◆ Stored dataset items ◆
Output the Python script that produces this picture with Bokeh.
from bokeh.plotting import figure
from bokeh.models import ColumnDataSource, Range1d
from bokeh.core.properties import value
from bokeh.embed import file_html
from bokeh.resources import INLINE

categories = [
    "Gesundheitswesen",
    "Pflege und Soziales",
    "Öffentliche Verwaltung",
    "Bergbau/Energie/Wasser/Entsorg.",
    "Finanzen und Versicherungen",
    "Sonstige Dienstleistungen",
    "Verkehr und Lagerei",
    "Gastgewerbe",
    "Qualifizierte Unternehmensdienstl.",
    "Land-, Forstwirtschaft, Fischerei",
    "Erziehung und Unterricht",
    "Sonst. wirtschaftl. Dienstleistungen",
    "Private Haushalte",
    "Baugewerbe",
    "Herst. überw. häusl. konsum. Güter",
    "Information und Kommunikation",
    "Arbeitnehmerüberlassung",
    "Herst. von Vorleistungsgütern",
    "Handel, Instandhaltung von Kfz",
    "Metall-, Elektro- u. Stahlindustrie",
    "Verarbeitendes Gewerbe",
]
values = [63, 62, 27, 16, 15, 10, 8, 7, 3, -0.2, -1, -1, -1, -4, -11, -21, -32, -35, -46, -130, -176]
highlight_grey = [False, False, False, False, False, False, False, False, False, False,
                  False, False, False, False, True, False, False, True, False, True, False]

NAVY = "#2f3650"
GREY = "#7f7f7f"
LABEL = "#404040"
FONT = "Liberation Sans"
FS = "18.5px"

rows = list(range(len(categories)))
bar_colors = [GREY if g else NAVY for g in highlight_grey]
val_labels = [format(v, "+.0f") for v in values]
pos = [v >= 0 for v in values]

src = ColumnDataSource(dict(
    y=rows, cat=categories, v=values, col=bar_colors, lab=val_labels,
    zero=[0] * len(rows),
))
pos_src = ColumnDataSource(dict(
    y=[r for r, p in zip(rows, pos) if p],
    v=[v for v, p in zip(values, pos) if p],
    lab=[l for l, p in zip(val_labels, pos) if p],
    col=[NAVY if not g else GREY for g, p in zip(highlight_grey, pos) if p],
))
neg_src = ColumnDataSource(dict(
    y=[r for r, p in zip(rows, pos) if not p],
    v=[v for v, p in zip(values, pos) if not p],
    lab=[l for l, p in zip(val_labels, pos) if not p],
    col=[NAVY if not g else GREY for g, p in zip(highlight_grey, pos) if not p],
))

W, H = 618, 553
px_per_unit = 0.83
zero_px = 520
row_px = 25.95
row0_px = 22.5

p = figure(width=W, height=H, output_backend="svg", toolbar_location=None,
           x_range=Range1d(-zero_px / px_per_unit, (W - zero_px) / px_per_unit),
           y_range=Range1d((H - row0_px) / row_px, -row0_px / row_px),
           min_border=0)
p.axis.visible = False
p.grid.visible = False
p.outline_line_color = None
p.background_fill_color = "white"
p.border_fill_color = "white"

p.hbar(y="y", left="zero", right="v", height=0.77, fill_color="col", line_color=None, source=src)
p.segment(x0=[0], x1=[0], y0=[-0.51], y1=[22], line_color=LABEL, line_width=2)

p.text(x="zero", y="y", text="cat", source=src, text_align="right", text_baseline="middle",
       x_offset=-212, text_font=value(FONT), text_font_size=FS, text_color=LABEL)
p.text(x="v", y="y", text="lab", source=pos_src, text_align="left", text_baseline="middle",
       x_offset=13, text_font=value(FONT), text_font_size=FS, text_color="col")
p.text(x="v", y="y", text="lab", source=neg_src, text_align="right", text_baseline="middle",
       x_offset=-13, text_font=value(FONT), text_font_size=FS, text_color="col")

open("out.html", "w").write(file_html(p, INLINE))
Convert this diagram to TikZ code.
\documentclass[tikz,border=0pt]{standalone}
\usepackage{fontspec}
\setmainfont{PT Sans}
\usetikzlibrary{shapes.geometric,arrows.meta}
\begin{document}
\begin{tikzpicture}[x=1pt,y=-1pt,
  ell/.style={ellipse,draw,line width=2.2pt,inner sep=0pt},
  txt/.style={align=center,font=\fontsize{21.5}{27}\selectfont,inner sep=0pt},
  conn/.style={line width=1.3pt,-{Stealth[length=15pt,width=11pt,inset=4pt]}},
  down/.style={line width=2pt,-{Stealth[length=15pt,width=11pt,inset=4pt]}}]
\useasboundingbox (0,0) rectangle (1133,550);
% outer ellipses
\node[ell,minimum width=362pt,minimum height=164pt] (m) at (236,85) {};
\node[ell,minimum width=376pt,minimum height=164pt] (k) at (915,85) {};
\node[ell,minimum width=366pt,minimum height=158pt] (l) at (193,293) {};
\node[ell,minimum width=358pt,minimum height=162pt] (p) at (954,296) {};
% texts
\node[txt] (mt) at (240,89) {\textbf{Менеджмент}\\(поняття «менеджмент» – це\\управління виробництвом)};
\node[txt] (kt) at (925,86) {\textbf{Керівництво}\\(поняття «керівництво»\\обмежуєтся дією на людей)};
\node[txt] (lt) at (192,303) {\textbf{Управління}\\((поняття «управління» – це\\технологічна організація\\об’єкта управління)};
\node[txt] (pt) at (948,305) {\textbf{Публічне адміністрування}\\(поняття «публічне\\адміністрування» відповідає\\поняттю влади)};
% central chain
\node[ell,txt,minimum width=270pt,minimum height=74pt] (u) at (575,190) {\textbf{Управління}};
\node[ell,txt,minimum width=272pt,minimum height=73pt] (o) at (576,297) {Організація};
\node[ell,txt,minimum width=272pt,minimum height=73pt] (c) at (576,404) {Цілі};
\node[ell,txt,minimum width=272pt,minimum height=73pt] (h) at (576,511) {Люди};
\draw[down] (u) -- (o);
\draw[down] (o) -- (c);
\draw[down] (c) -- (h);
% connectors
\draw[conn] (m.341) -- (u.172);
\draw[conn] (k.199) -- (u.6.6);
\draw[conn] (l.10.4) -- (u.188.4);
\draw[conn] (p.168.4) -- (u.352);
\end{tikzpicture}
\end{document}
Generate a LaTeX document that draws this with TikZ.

◆ WORK TO COMPLETE ◆
Repeat the entries above exactly, leaving nothing out.

◆ WRITTEN SOLUTION ◆
Output the Python script that produces this picture with Bokeh.
from bokeh.plotting import figure
from bokeh.models import ColumnDataSource, Range1d
from bokeh.core.properties import value
from bokeh.embed import file_html
from bokeh.resources import INLINE

categories = [
    "Gesundheitswesen",
    "Pflege und Soziales",
    "Öffentliche Verwaltung",
    "Bergbau/Energie/Wasser/Entsorg.",
    "Finanzen und Versicherungen",
    "Sonstige Dienstleistungen",
    "Verkehr und Lagerei",
    "Gastgewerbe",
    "Qualifizierte Unternehmensdienstl.",
    "Land-, Forstwirtschaft, Fischerei",
    "Erziehung und Unterricht",
    "Sonst. wirtschaftl. Dienstleistungen",
    "Private Haushalte",
    "Baugewerbe",
    "Herst. überw. häusl. konsum. Güter",
    "Information und Kommunikation",
    "Arbeitnehmerüberlassung",
    "Herst. von Vorleistungsgütern",
    "Handel, Instandhaltung von Kfz",
    "Metall-, Elektro- u. Stahlindustrie",
    "Verarbeitendes Gewerbe",
]
values = [63, 62, 27, 16, 15, 10, 8, 7, 3, -0.2, -1, -1, -1, -4, -11, -21, -32, -35, -46, -130, -176]
highlight_grey = [False, False, False, False, False, False, False, False, False, False,
                  False, False, False, False, True, False, False, True, False, True, False]

NAVY = "#2f3650"
GREY = "#7f7f7f"
LABEL = "#404040"
FONT = "Liberation Sans"
FS = "18.5px"

rows = list(range(len(categories)))
bar_colors = [GREY if g else NAVY for g in highlight_grey]
val_labels = [format(v, "+.0f") for v in values]
pos = [v >= 0 for v in values]

src = ColumnDataSource(dict(
    y=rows, cat=categories, v=values, col=bar_colors, lab=val_labels,
    zero=[0] * len(rows),
))
pos_src = ColumnDataSource(dict(
    y=[r for r, p in zip(rows, pos) if p],
    v=[v for v, p in zip(values, pos) if p],
    lab=[l for l, p in zip(val_labels, pos) if p],
    col=[NAVY if not g else GREY for g, p in zip(highlight_grey, pos) if p],
))
neg_src = ColumnDataSource(dict(
    y=[r for r, p in zip(rows, pos) if not p],
    v=[v for v, p in zip(values, pos) if not p],
    lab=[l for l, p in zip(val_labels, pos) if not p],
    col=[NAVY if not g else GREY for g, p in zip(highlight_grey, pos) if not p],
))

W, H = 618, 553
px_per_unit = 0.83
zero_px = 520
row_px = 25.95
row0_px = 22.5

p = figure(width=W, height=H, output_backend="svg", toolbar_location=None,
           x_range=Range1d(-zero_px / px_per_unit, (W - zero_px) / px_per_unit),
           y_range=Range1d((H - row0_px) / row_px, -row0_px / row_px),
           min_border=0)
p.axis.visible = False
p.grid.visible = False
p.outline_line_color = None
p.background_fill_color = "white"
p.border_fill_color = "white"

p.hbar(y="y", left="zero", right="v", height=0.77, fill_color="col", line_color=None, source=src)
p.segment(x0=[0], x1=[0], y0=[-0.51], y1=[22], line_color=LABEL, line_width=2)

p.text(x="zero", y="y", text="cat", source=src, text_align="right", text_baseline="middle",
       x_offset=-212, text_font=value(FONT), text_font_size=FS, text_color=LABEL)
p.text(x="v", y="y", text="lab", source=pos_src, text_align="left", text_baseline="middle",
       x_offset=13, text_font=value(FONT), text_font_size=FS, text_color="col")
p.text(x="v", y="y", text="lab", source=neg_src, text_align="right", text_baseline="middle",
       x_offset=-13, text_font=value(FONT), text_font_size=FS, text_color="col")

open("out.html", "w").write(file_html(p, INLINE))
Convert this diagram to TikZ code.
\documentclass[tikz,border=0pt]{standalone}
\usepackage{fontspec}
\setmainfont{PT Sans}
\usetikzlibrary{shapes.geometric,arrows.meta}
\begin{document}
\begin{tikzpicture}[x=1pt,y=-1pt,
  ell/.style={ellipse,draw,line width=2.2pt,inner sep=0pt},
  txt/.style={align=center,font=\fontsize{21.5}{27}\selectfont,inner sep=0pt},
  conn/.style={line width=1.3pt,-{Stealth[length=15pt,width=11pt,inset=4pt]}},
  down/.style={line width=2pt,-{Stealth[length=15pt,width=11pt,inset=4pt]}}]
\useasboundingbox (0,0) rectangle (1133,550);
% outer ellipses
\node[ell,minimum width=362pt,minimum height=164pt] (m) at (236,85) {};
\node[ell,minimum width=376pt,minimum height=164pt] (k) at (915,85) {};
\node[ell,minimum width=366pt,minimum height=158pt] (l) at (193,293) {};
\node[ell,minimum width=358pt,minimum height=162pt] (p) at (954,296) {};
% texts
\node[txt] (mt) at (240,89) {\textbf{Менеджмент}\\(поняття «менеджмент» – це\\управління виробництвом)};
\node[txt] (kt) at (925,86) {\textbf{Керівництво}\\(поняття «керівництво»\\обмежуєтся дією на людей)};
\node[txt] (lt) at (192,303) {\textbf{Управління}\\((поняття «управління» – це\\технологічна організація\\об’єкта управління)};
\node[txt] (pt) at (948,305) {\textbf{Публічне адміністрування}\\(поняття «публічне\\адміністрування» відповідає\\поняттю влади)};
% central chain
\node[ell,txt,minimum width=270pt,minimum height=74pt] (u) at (575,190) {\textbf{Управління}};
\node[ell,txt,minimum width=272pt,minimum height=73pt] (o) at (576,297) {Організація};
\node[ell,txt,minimum width=272pt,minimum height=73pt] (c) at (576,404) {Цілі};
\node[ell,txt,minimum width=272pt,minimum height=73pt] (h) at (576,511) {Люди};
\draw[down] (u) -- (o);
\draw[down] (o) -- (c);
\draw[down] (c) -- (h);
% connectors
\draw[conn] (m.341) -- (u.172);
\draw[conn] (k.199) -- (u.6.6);
\draw[conn] (l.10.4) -- (u.188.4);
\draw[conn] (p.168.4) -- (u.352);
\end{tikzpicture}
\end{document}
Generate a LaTeX document that draws this with TikZ.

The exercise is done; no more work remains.